La Coalition des organismes communautaires québécois de lutte contre le sida (COCQ-SIDA) a tenu à rappeler que, comme pour l’épidémie de VIH/sida, la réponse à l’épidémie de COVID-19 doit se faire dans le respect des droits de la personne.
«Nous saluons la réponse jusqu’ici prompte et proportionnée du gouvernement face à la crise actuelle. Cependant, nous souhaitons émettre des réserves quant à sa mise en œuvre. Le 13 mars dernier, en déclarant l’état d’urgence sanitaire, le gouvernement du Québec se dotait de larges pouvoirs afin de protéger la santé de la population. Les forces policières ont eu le mandat d’appuyer le gouvernement et les autorités de santé publique dans l’application de ces mesures d’exception. Nous nous inquiétons de l’impact qu’aura ce rapprochement sur les communautés plus vulnérables et les personnes marginalisées.»
La COCQ-SIDA est notamment préoccupée par les récits de personnes en situation d’itinérance qui ont reçu des amendes élevées pour ne pas avoir respecté les consignes de distanciation physique. Mettre à l’amende des personnes qui n’ont ni les moyens de payer, ni d’autres alternatives, n’atténue en rien les inégalités et n’est pas un moyen d’endiguer la pandémie.
«Bien que les principales directives de la santé publique soient simples, toutes et tous n’ont pas la même capacité, ni les mêmes ressources, pour les mettre en œuvre», rappelle Me Léa Pelletier-Marcotte, coordonnatrice du programme Droits de la personne et VIH/sida à la Coalition. «Ces directives ne permettront pas de limiter la propagation du virus si rien n’est fait pour réduire les inégalités», poursuit l’avocate.
La Coalition est aussi alarmée par le fait que des intervenant.es œuvrant auprès de personnes vulnérables dans le contexte de la COVID-19 se soient fait imposer des amendes bien que leur travail constitue un service essentiel.
«L’expérience du VIH démontre qu’il est impératif de promouvoir la solidarité sociale, et d’impliquer les communautés dans la riposte à la COVID-19», fait valoir Ken Monteith, directeur général de la COCQ-SIDA. «Une implication des communautés assure une diffusion optimale des
messages auprès des populations clés et la mise en place de mesures adaptées à leurs besoins et leurs réalités. La police ne doit pas nuire à ces efforts en abusant des pouvoirs qui lui sont conférés», ajoute-t-il.
L’expérience du VIH a aussi démontré que le recours excessif au droit criminel ou aux sanctions pénales pour répondre à des enjeux de santé publique a des effets négatifs, tant sur l’efficacité des mesures de prévention que sur le respect des droits de la personne. La COCQ-SIDA est inquiète quant aux appels à recourir au droit criminel pour punir l’exposition au SARS-CoV-2, le virus qui cause la COVID-19.
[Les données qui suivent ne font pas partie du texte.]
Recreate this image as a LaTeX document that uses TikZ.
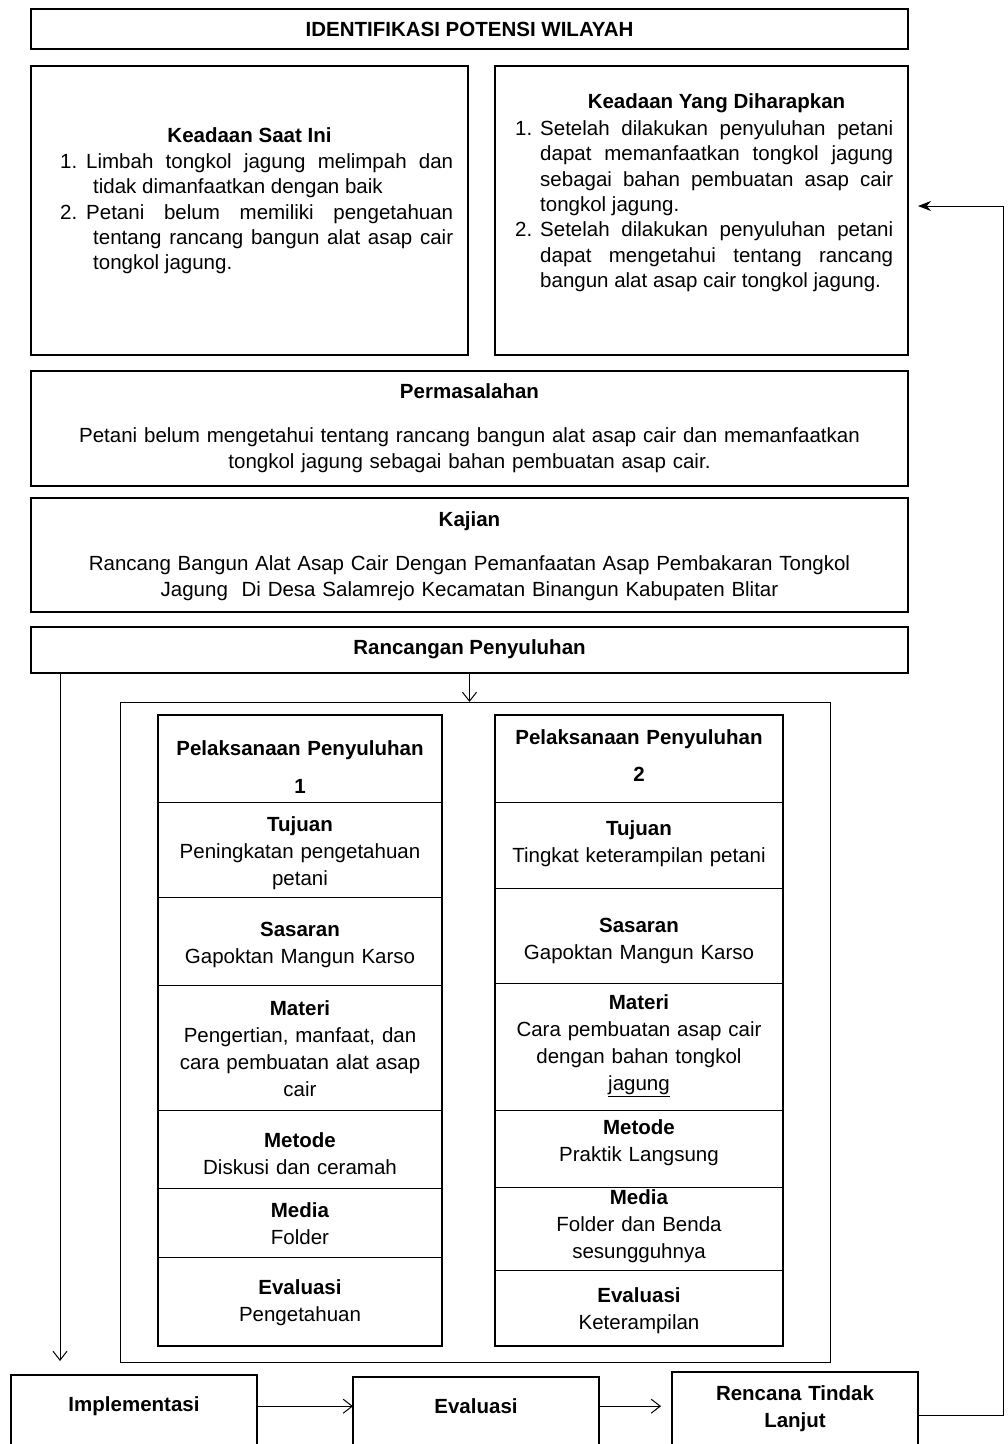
\documentclass[tikz,border=0pt]{standalone}
\usepackage{fontspec}
\setmainfont{Liberation Sans}
\usetikzlibrary{arrows.meta}
\newcommand\fsA{\fontsize{20.5}{25.3}\selectfont}
\newcommand\fsB{\fontsize{20.5}{27}\selectfont}
\newcommand\fsC{\fontsize{20.5}{26}\selectfont}
\tikzset{
 box/.style={draw, line width=1.8pt, anchor=north west, inner sep=0pt, outer sep=0pt},
 thinbox/.style={draw, line width=1pt, anchor=north west, inner sep=0pt, outer sep=0pt},
 head/.style={font=\fsA\bfseries, anchor=base, inner sep=0pt},
 para/.style={font=\fsC, anchor=base, inner sep=0pt, text width=#1, align=center},
 lst/.style={font=\fsA, anchor=base west, inner sep=0pt, text width=#1, align=justify},
 cell/.style={font=\fsB, anchor=base, inner sep=0pt, text width=270pt, align=center},
 divider/.style={line width=1pt},
 oarrow/.style={line width=1pt, -{Straight Barb[length=9pt,width=14pt]}},
 farrow/.style={line width=1pt, -{Stealth[length=13pt,width=10pt]}},
}
\begin{document}
\begin{tikzpicture}[x=1pt,y=-1pt]
\useasboundingbox (0,0) rectangle (1008,1444);
\fill[white] (0,0) rectangle (1008,1444);

% title
\node[box, minimum width=877pt, minimum height=40pt, font=\fsA\bfseries] (title) at (31,9) {IDENTIFIKASI POTENSI WILAYAH};

% top boxes
\node[box, minimum width=437pt, minimum height=289pt] (lbox) at (31,66) {};
\node[box, minimum width=413pt, minimum height=289pt] (rbox) at (495,66) {};
\node[head] (lhead) at (249.5,142.5) {Keadaan Saat Ini};
\node[lst=393pt] (llist) at (60,168.5) {\tolerance=10000\hbadness=10000
\parshape 2 26pt 367pt 33pt 360pt \hspace*{-26pt}\makebox[26pt][l]{1.}Limbah tongkol jagung melimpah dan\linebreak tidak dimanfaatkan dengan baik\par
\parshape 2 26pt 367pt 33pt 360pt \hspace*{-26pt}\makebox[26pt][l]{2.}Petani belum memiliki pengetahuan\linebreak tentang rancang bangun alat asap cair\linebreak tongkol jagung.\par};
\node[head] (rhead) at (716.5,108.5) {Keadaan Yang Diharapkan};
\node[lst=378pt] (rlist) at (515,135.5) {\tolerance=10000\hbadness=10000
\parshape 2 25pt 353pt 25pt 353pt \hspace*{-25pt}\makebox[25pt][l]{1.}Setelah dilakukan penyuluhan petani\linebreak dapat memanfaatkan tongkol jagung\linebreak sebagai bahan pembuatan asap cair\linebreak tongkol jagung.\par
\parshape 2 25pt 353pt 25pt 353pt \hspace*{-25pt}\makebox[25pt][l]{2.}Setelah dilakukan penyuluhan petani\linebreak dapat mengetahui tentang rancang\linebreak bangun alat asap cair tongkol jagung.\par};

% Permasalahan
\node[box, minimum width=877pt, minimum height=115pt] (perm) at (31,371) {};
\node[head] (permh) at (469.5,398.5) {Permasalahan};
\node[para=860pt] (permt) at (469.5,442.5) {Petani belum mengetahui tentang rancang bangun alat asap cair dan memanfaatkan\\tongkol jagung sebagai bahan pembuatan asap cair.};

% Kajian
\node[box, minimum width=877pt, minimum height=114pt] (kaj) at (31,498) {};
\node[head] (kajh) at (469.5,526.5) {Kajian};
\node[para=860pt] (kajt) at (469.5,570.5) {Rancang Bangun Alat Asap Cair Dengan Pemanfaatan Asap Pembakaran Tongkol\\Jagung\ \ Di Desa Salamrejo Kecamatan Binangun Kabupaten Blitar};

% Rancangan
\node[box, minimum width=877pt, minimum height=46pt] (ranc) at (31,627) {};
\node[head] (ranct) at (469.5,654.5) {Rancangan Penyuluhan};

% frame
\node[thinbox, minimum width=710pt, minimum height=660pt] (frame) at (120,702) {};

% column 1
\node[box, minimum width=284pt, minimum height=631pt] (c1) at (158,715) {};
\foreach \yy in {802,897,985,1110,1188,1257}{
  \draw[divider] (c1.west |- 0,\yy) -- (c1.east |- 0,\yy);
}
\node[cell, font=\fontsize{20.5}{38}\selectfont\bfseries] (c1h) at (300,755.5) {Pelaksanaan Penyuluhan\\1};
\node[cell] (c1a) at (300,831.5) {\textbf{Tujuan}\\Peningkatan pengetahuan\\petani};
\node[cell] (c1b) at (300,936.5) {\textbf{Sasaran}\\Gapoktan Mangun Karso};
\node[cell] (c1c) at (300,1015.5) {\textbf{Materi}\\Pengertian, manfaat, dan\\cara pembuatan alat asap\\cair};
\node[cell] (c1d) at (300,1147.5) {\textbf{Metode}\\Diskusi dan ceramah};
\node[cell] (c1e) at (300,1217.5) {\textbf{Media}\\Folder};
\node[cell] (c1f) at (300,1294.5) {\textbf{Evaluasi}\\Pengetahuan};

% column 2
\node[box, minimum width=288pt, minimum height=631pt] (c2) at (495,715) {};
\foreach \yy in {802,888,983,1110,1187,1270}{
  \draw[divider] (c2.west |- 0,\yy) -- (c2.east |- 0,\yy);
}
\node[cell, font=\fontsize{20.5}{37}\selectfont\bfseries] (c2h) at (639,744.5) {Pelaksanaan Penyuluhan\\2};
\node[cell] (c2a) at (639,835.5) {\textbf{Tujuan}\\Tingkat keterampilan petani};
\node[cell] (c2b) at (639,932.5) {\textbf{Sasaran}\\Gapoktan Mangun Karso};
\node[cell] (c2c) at (639,1009.5) {\textbf{Materi}\\Cara pembuatan asap cair\\dengan bahan tongkol\\\underline{jagung}};
\node[cell] (c2d) at (639,1134.5) {\textbf{Metode}\\Praktik Langsung};
\node[cell] (c2e) at (639,1204.5) {\textbf{Media}\\Folder dan Benda\\sesungguhnya};
\node[cell] (c2f) at (639,1302.5) {\textbf{Evaluasi}\\Keterampilan};

% bottom boxes
\node[box, minimum width=246pt, minimum height=90pt] (impl) at (11,1375) {};
\node[box, minimum width=246pt, minimum height=90pt] (eval) at (353,1377) {};
\node[box, minimum width=246pt, minimum height=90pt] (rtl) at (672,1372) {};
\node[head] (implt) at (134,1411.5) {Implementasi};
\node[head] (evalt) at (476,1413.5) {Evaluasi};
\node[cell, font=\fontsize{20.5}{27}\selectfont\bfseries] (rtlt) at (795,1400.5) {Rencana Tindak\\Lanjut};

% connectors
\draw[oarrow] (ranc.south) -- (ranc.south |- frame.north);
\coordinate (lf) at (60,1361);
\draw[oarrow] (ranc.south -| lf) -- (lf);
\draw[oarrow] (impl.east |- implt) -- (eval.west |- implt);
\draw[oarrow, shorten >=11pt] (eval.east |- evalt) -- (rtl.west |- evalt);
\coordinate (rc) at (1003,1415);
\coordinate (rt) at (1003,206);
\draw[farrow, shorten >=10pt] (rtl.east |- rc) -- (rc) -- (rt) -- (rbox.east |- rt);
\end{tikzpicture}
\end{document}
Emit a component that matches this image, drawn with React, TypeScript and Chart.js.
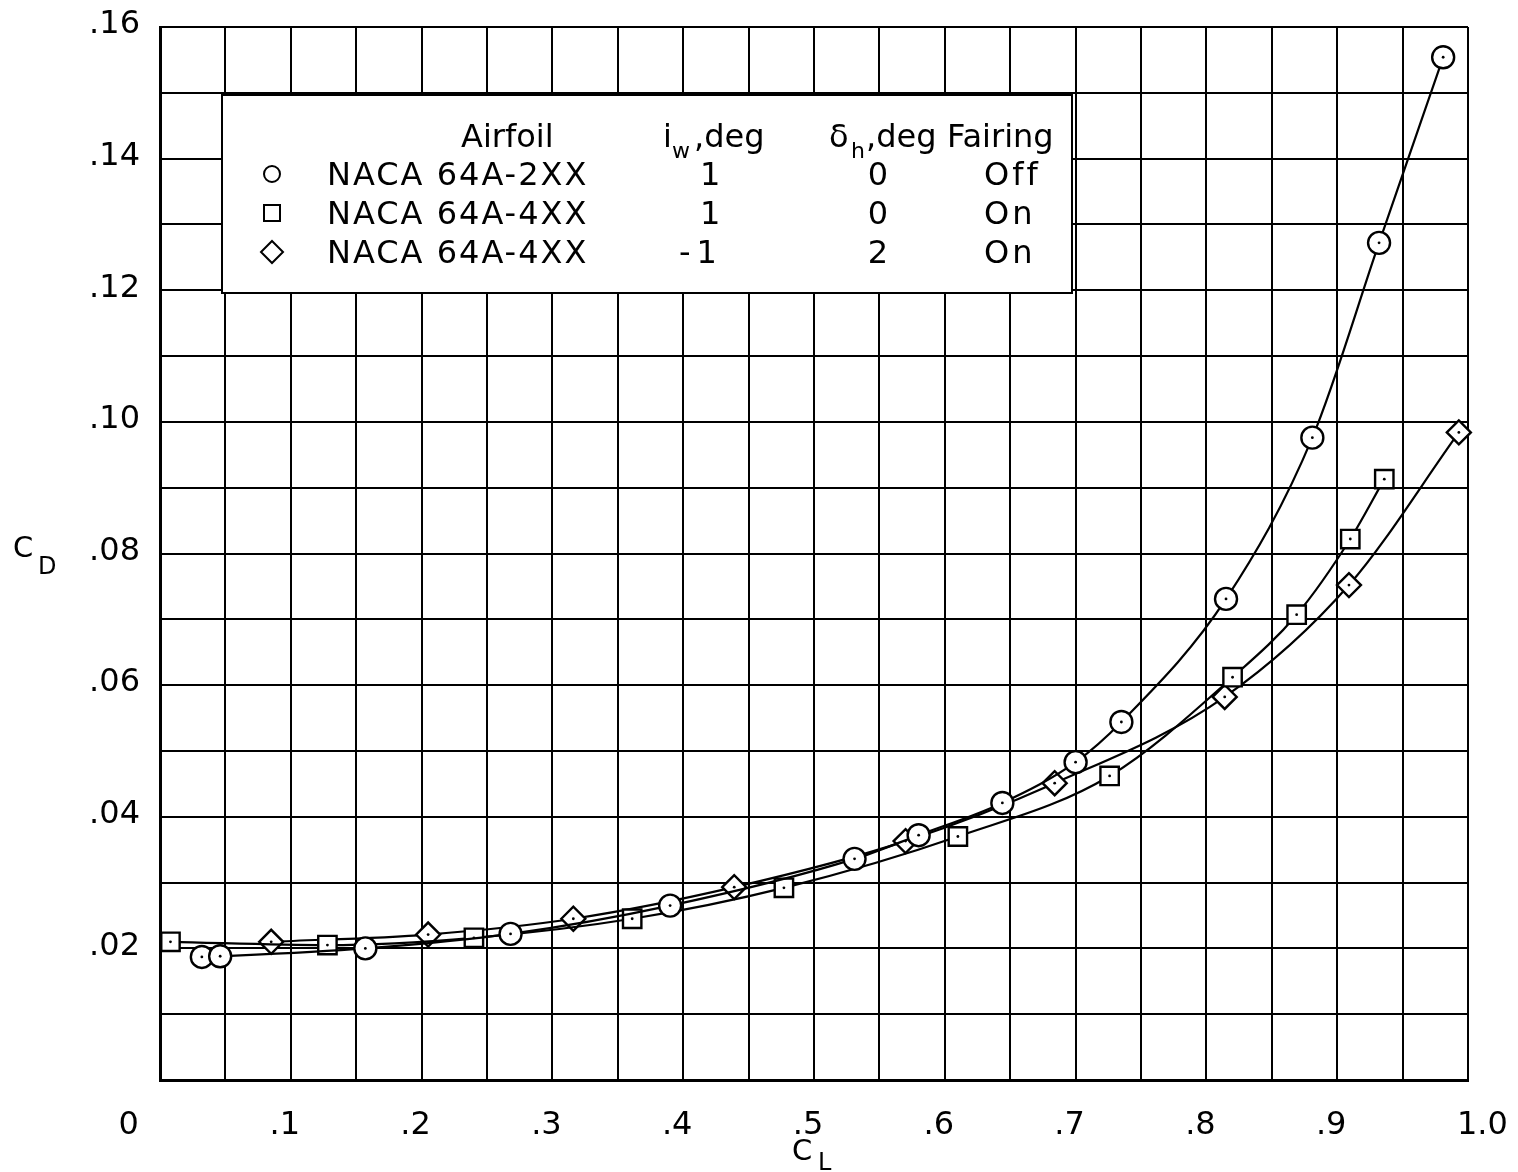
import React, { useEffect, useRef } from 'react';
import { Chart, registerables } from 'chart.js';

Chart.register(...registerables);

const FONT = '"DejaVu Sans", "Liberation Sans", sans-serif';

// NACA 64A-2XX, i_w = 1, delta_h = 0, fairing off (circles)
const circleCL = [0.032, 0.046, 0.157, 0.268, 0.390, 0.531, 0.580, 0.644, 0.700, 0.735, 0.815, 0.881, 0.932, 0.981];
const circleCD = [0.0187, 0.0188, 0.0200, 0.0222, 0.0265, 0.0336, 0.0372, 0.0421, 0.0483, 0.0544, 0.0731, 0.0976, 0.1272, 0.1554];

// NACA 64A-4XX, i_w = 1, delta_h = 0, fairing on (squares)
const squareCL = [0.008, 0.128, 0.240, 0.361, 0.477, 0.610, 0.726, 0.820, 0.869, 0.910, 0.936];
const squareCD = [0.0210, 0.0205, 0.0216, 0.0245, 0.0292, 0.0370, 0.0462, 0.0612, 0.0707, 0.0822, 0.0913];

// NACA 64A-4XX, i_w = -1, delta_h = 2, fairing on (diamonds)
const diamondCL = [0.085, 0.205, 0.316, 0.439, 0.570, 0.684, 0.814, 0.909, 0.993];
const diamondCD = [0.0210, 0.0221, 0.0245, 0.0293, 0.0363, 0.0451, 0.0582, 0.0752, 0.0984];

const legendHeader = ['Airfoil', 'i', 'w', ',deg', 'δ', 'h', ',deg', 'Fairing'];
const legendAirfoils = ['NACA 64A-2XX', 'NACA 64A-4XX', 'NACA 64A-4XX'];
const legendIw = ['1', '1', '-1'];
const legendDh = ['0', '0', '2'];
const legendFairing = ['Off', 'On', 'On'];
const legendMarkers = ['circle', 'rect', 'rectRot'];

const xTitle = ['C', 'L'];
const yTitle = ['C', 'D'];

const toPts = (xs: number[], ys: number[]) => xs.map((x, i) => ({ x, y: ys[i] }));

const overlayPlugin = {
  id: 'overlay',
  afterDraw(chart: any) {
    const ctx: CanvasRenderingContext2D = chart.ctx;
    ctx.save();
    // legend box
    const bx = 222, by = 95, bw = 850, bh = 198;
    ctx.fillStyle = '#fff';
    ctx.fillRect(bx, by, bw, bh);
    ctx.strokeStyle = '#000';
    ctx.lineWidth = 2;
    ctx.strokeRect(bx, by, bw, bh);

    ctx.fillStyle = '#000';
    ctx.textBaseline = 'alphabetic';
    ctx.textAlign = 'left';
    const big = `32px ${FONT}`;
    const small = `22px ${FONT}`;
    // header
    ctx.font = big;
    ctx.fillText(legendHeader[0], 461, 147);
    ctx.fillText(legendHeader[1], 663, 147);
    ctx.font = small;
    ctx.fillText(legendHeader[2], 672, 158);
    ctx.font = big;
    ctx.fillText(legendHeader[3], 694, 147);
    ctx.fillText(legendHeader[4], 829, 147);
    ctx.font = small;
    ctx.fillText(legendHeader[5], 851, 158);
    ctx.font = big;
    ctx.fillText(legendHeader[6], 866, 147);
    ctx.fillText(legendHeader[7], 947, 147);

    const baselines = [185, 224, 263];
    const centers = [174, 213, 252];
    for (let i = 0; i < 3; i++) {
      const b = baselines[i];
      ctx.font = big;
      (ctx as any).letterSpacing = '2px';
      ctx.textAlign = 'left';
      ctx.fillText(legendAirfoils[i], 327, b);
      (ctx as any).letterSpacing = legendIw[i].length > 1 ? '6px' : '0px';
      ctx.fillText(legendIw[i], legendIw[i].length > 1 ? 679 : 700, b);
      (ctx as any).letterSpacing = '0px';
      ctx.textAlign = 'center';
      ctx.fillText(legendDh[i], 878, b);
      ctx.textAlign = 'left';
      (ctx as any).letterSpacing = '3px';
      ctx.fillText(legendFairing[i], 984, b);
      (ctx as any).letterSpacing = '0px';

      // marker
      const cx = 272, cy = centers[i];
      ctx.lineWidth = 2;
      ctx.beginPath();
      if (legendMarkers[i] === 'circle') {
        ctx.arc(cx, cy, 8, 0, Math.PI * 2);
      } else if (legendMarkers[i] === 'rect') {
        ctx.rect(cx - 8, cy - 8, 16, 16);
      } else {
        ctx.moveTo(cx, cy - 11);
        ctx.lineTo(cx + 11, cy);
        ctx.lineTo(cx, cy + 11);
        ctx.lineTo(cx - 11, cy);
        ctx.closePath();
      }
      ctx.stroke();
    }

    // axis titles
    ctx.textAlign = 'left';
    ctx.font = `29px ${FONT}`;
    ctx.fillText(yTitle[0], 13, 557);
    ctx.font = `24px ${FONT}`;
    ctx.fillText(yTitle[1], 38, 574);
    ctx.font = `29px ${FONT}`;
    ctx.fillText(xTitle[0], 792, 1160);
    ctx.font = `24px ${FONT}`;
    ctx.fillText(xTitle[1], 818, 1170);
    ctx.restore();
  },
};

function lineDataset(label: string, xs: number[], ys: number[], style: string, radius: number) {
  return {
    label,
    data: toPts(xs, ys),
    showLine: true,
    borderColor: '#000',
    borderWidth: 2.2,
    pointStyle: style,
    pointRadius: radius,
    pointHoverRadius: radius,
    pointBorderWidth: 2.4,
    pointBackgroundColor: '#fff',
    pointBorderColor: '#000',
    cubicInterpolationMode: 'monotone',
    fill: false,
    clip: false,
    order: 1,
  };
}

function dotDataset(label: string, xs: number[], ys: number[]) {
  return {
    label,
    data: toPts(xs, ys),
    showLine: false,
    pointStyle: 'circle',
    pointRadius: 1.4,
    pointHoverRadius: 1.4,
    pointBorderWidth: 0,
    pointBackgroundColor: '#000',
    clip: false,
    order: 0,
  };
}

export default function App() {
  const ref = useRef<HTMLCanvasElement | null>(null);
  useEffect(() => {
    if (!ref.current) return;
    const chart = new Chart(ref.current, {
      type: 'scatter',
      data: {
        datasets: [
          dotDataset('c-dots', circleCL, circleCD),
          dotDataset('s-dots', squareCL, squareCD),
          dotDataset('d-dots', diamondCL, diamondCD),
          lineDataset('NACA 64A-2XX', circleCL, circleCD, 'circle', 11),
          lineDataset('NACA 64A-4XX (1, 0)', squareCL, squareCD, 'rect', 13),
          lineDataset('NACA 64A-4XX (-1, 2)', diamondCL, diamondCD, 'rectRot', 12),
        ] as any,
      },
      options: {
        animation: false,
        responsive: false,
        events: [],
        layout: { padding: { left: 0, right: 50, top: 27, bottom: 0 } },
        plugins: { legend: { display: false }, tooltip: { enabled: false } },
        scales: {
          x: {
            type: 'linear',
            min: 0,
            max: 1,
            afterFit: (s: any) => { s.height = 92; s.paddingLeft = 0; s.paddingRight = 0; },
            grid: { color: '#000', lineWidth: 2, drawTicks: false },
            border: { display: true, color: '#000', width: 3 },
            ticks: {
              stepSize: 0.05,
              autoSkip: false,
              maxRotation: 0,
              padding: 26,
              labelOffset: -6,
              color: '#000',
              font: { family: FONT, size: 32 },
              callback: (v: any) => {
                const n = Math.round(Number(v) * 100);
                if (n % 10 !== 0) return '';
                if (n === 0) return '0     ';
                if (n === 100) return '    1.0';
                return '.' + n / 10;
              },
            },
          },
          y: {
            type: 'linear',
            min: 0,
            max: 0.16,
            afterFit: (s: any) => { s.width = 160; s.paddingTop = 0; s.paddingBottom = 0; },
            grid: { color: '#000', lineWidth: 2, drawTicks: false },
            border: { display: true, color: '#000', width: 3 },
            ticks: {
              stepSize: 0.01,
              autoSkip: false,
              padding: 20,
              labelOffset: -2,
              color: '#000',
              font: { family: FONT, size: 32 },
              callback: (v: any) => {
                const n = Math.round(Number(v) * 100);
                if (n === 0 || n % 2 !== 0) return '';
                return '.' + String(n).padStart(2, '0');
              },
            },
          },
        },
      } as any,
      plugins: [overlayPlugin],
    });
    return () => chart.destroy();
  }, []);
  return (
    <div style={{ position: 'absolute', left: 0, top: 0, width: 1518, height: 1172, background: '#fff' }}>
      <canvas ref={ref} width={1518} height={1172} style={{ display: 'block' }} />
    </div>
  );
}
Comme l’a rappelé l’ONUSIDA, le recours au droit criminel n’est pas une solution appropriée pour répondre à une épidémie: la criminalisation ne fait qu’alimenter les préjugés et la méfiance. Rien n’indique que la situation serait différente dans le cas de la COVID-19, laquelle exacerbe certaines inégalités économiques et sociales au même titre que le VIH.
Le contexte actuel nécessite une réponse de santépublique forte, mais cette réponse ne devrait pas ouvrir la porte aux abus, notamment en ce qui a trait à la limitation des libertés individuelles, aux sanctions et à l’incarcération.
La riposte à la COVID-19 nécessite que tous les niveaux de gouvernement unissent leurs efforts afin d’atténuer les conséquences humaines, sociales et économiques qui en découlent.